High-Temperature, Bulk-CMOS Integrated Circuits for a Distributed Control System-Performance Results

Abstract

Four integrated circuits (ICs) have been developed to provide sensing, actuation, and power conversion capabilities in a high-temperature (200 °C) distributed control environment. Patented high-temperature techniques facilitate designs in a conventional, low-cost, 0.5-micron bulk CMOS foundry process. The HHT104 eight-channel instrumentation IC measures LVDTs, RTDs, thermocouples, and other sensors with up to 12-bit resolution. Dual sigma-delta converters and independent, programmable gain allow simultaneous conversion of two differential-output sensors. A stimulus driver may be used to drive bridge sensors with AC excitation and a temperature-stabilized oscillator provides 1.5- and 24-MHz system clocks for microprocessor use. The HHT212 current driver IC may be used to control two motors in full-bridge configuration or four independent half-bridge loads.

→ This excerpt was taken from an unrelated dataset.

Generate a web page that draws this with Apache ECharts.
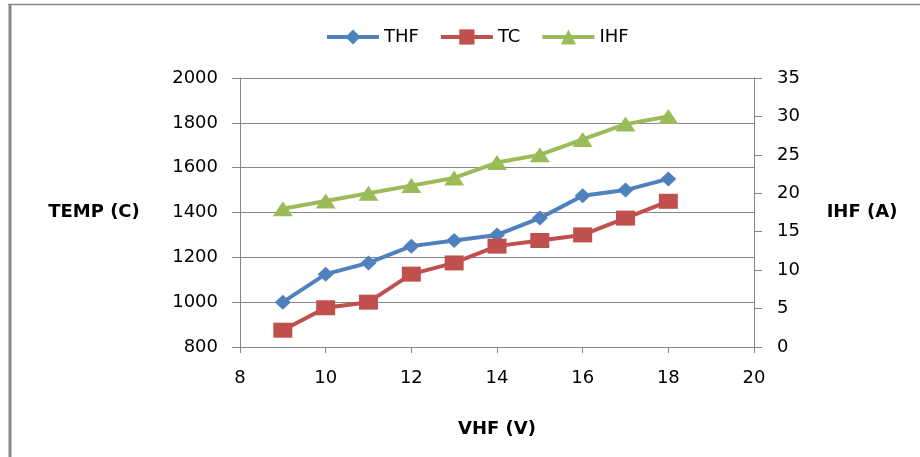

Each channel is capable of driving up to 300 mA with 12-bit resolution. An internally-generated, temperature-stabilized current reference minimizes external components. The output current is programmed using a SPI serial interface, and the chip has built-in over-current and over-temperature protection. The HHT250 is a quad load driver featuring an integrated PWM controller, push-pull outputs and flexible drive capability. The HHT300 quad-output switched-mode power supply IC implements a compact power solution for multi-voltage microprocessors, sensors, and actuators. The external part count is minimized using integrated output FETs and a novel voltage feedback topology. Synchronous rectification reduces power dissipation and improves current capacity. Each channel has a pin-programmable output voltage and may be independently enabled for power supply sequencing. A high-temperature development system has been created using the four ICs and a DSP for actuator controller prototypes. A reference application was implemented using this system to drive a torque motor using LVDT position feedback.